Lasiodiplodia hormozganensis

Scientific classification
- Kingdom: Fungi
- Division: Ascomycota
- Class: Dothideomycetes
- Order: Botryosphaeriales
- Family: Botryosphaeriaceae
- Genus: Lasiodiplodia
- Species: L. hormozganensis
- Binomial name: Lasiodiplodia hormozganensis Abdollahzadeh et al., 2010

= Lasiodiplodia hormozganensis =

- Genus: Lasiodiplodia
- Species: hormozganensis
- Authority: Abdollahzadeh et al., 2010

Species of fungus

Lasiodiplodia hormozganensis is an endophytic fungus.
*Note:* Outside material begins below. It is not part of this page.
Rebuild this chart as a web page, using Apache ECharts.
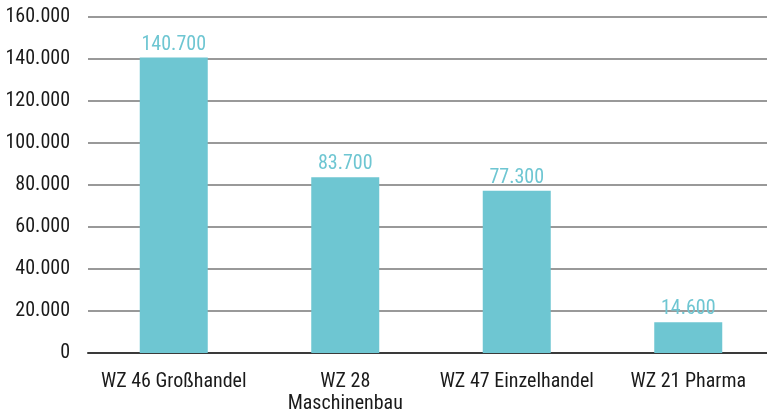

It was first isolated in Hormozgan Province, Iran, from Mangifera indica, and has since been isolated in other plants in other continents, and is considered a plant pathogen. This species is phylogenetically related to L. citricola and L. parva but is distinguished by their conidial dimensions and length of their paraphyses. Conidia of L. hormozganensis are larger than those of L. parva, albeit smaller than those of L. citricola. Paraphyses of L. hormozganensis are shorter than in L. parva and L. citricola.

==Description==
Its conidiomata are stromatic and pycnidial; mycelium uniloculate, up to 950μm in size, being non-papillate with a central ostiole. Its paraphyses are hyaline and cylindrical. Conidiophores are absent in this species. Its conidiogenous cells are holoblastic and smooth, while its conidia are aseptate and cylindrical.